The Grand Sophy
Georgette Heyer
My favourite among Georgette Heyer's thirty-odd Regency romances, The Grand Sophy has the most outrageously assertive heroine of them all. Twenty year old Sophy is the daughter of a widely-travelled diplomat, whom she calls "Sir Horace" and whose household she has managed since her mother died. When he is sent to Brazil in the spring of 1816, Sophy comes to London to stay with her aunt and cousins. She finds Cecilia infatuated with an unexceptionable but impractical poet, Hubert with money problems, and eldest cousin Charles, in charge of the household finances on account of an inheritance and his father's gambling debts, engaged to the strait-laced and ultra-respectable Miss Wraxton. Setting about her like a general, Sophy undertakes to fix all their problems, marshalling her resources but letting nothing stand in her way when she strikes.
Thinks...
David Lodge
Thinks... is a comedy of manners set in a provincial English university. Its core is a romantic pas de deux between Ralph Messenger, womaniser and head of the Centre for Cognitive Science, and Helen Reed, a recently widowed novelist doing a stint teaching creative writing. The result is fun but not substantial: even with accompanying revelations and complications the romance is a slender basis for the novel, while Lodge's attempts to flesh it out are strained.

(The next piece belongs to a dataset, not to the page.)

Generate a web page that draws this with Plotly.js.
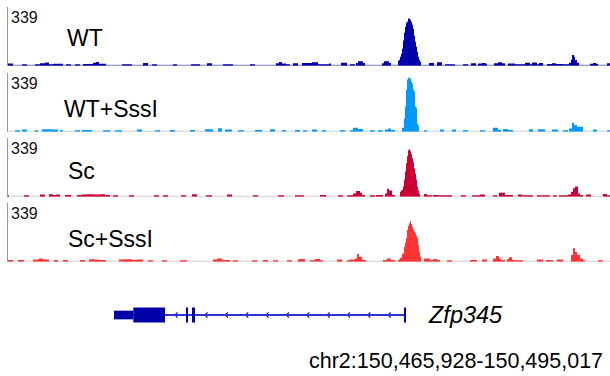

Some discussions of philosophy of mind (consciousness and qualia) are intelligently done and some pieces produced by Helen's students (parodying leading British novelists) are entertaining, but none of them really contribute to the central story — they are, as it were, "epiphenomenal". And cancer and child pornography have awkward bit parts. Also, while Thinks... mostly consists of journal entries by and email between the two protagonists, it lapses a little jarringly into omniscient narration towards the end.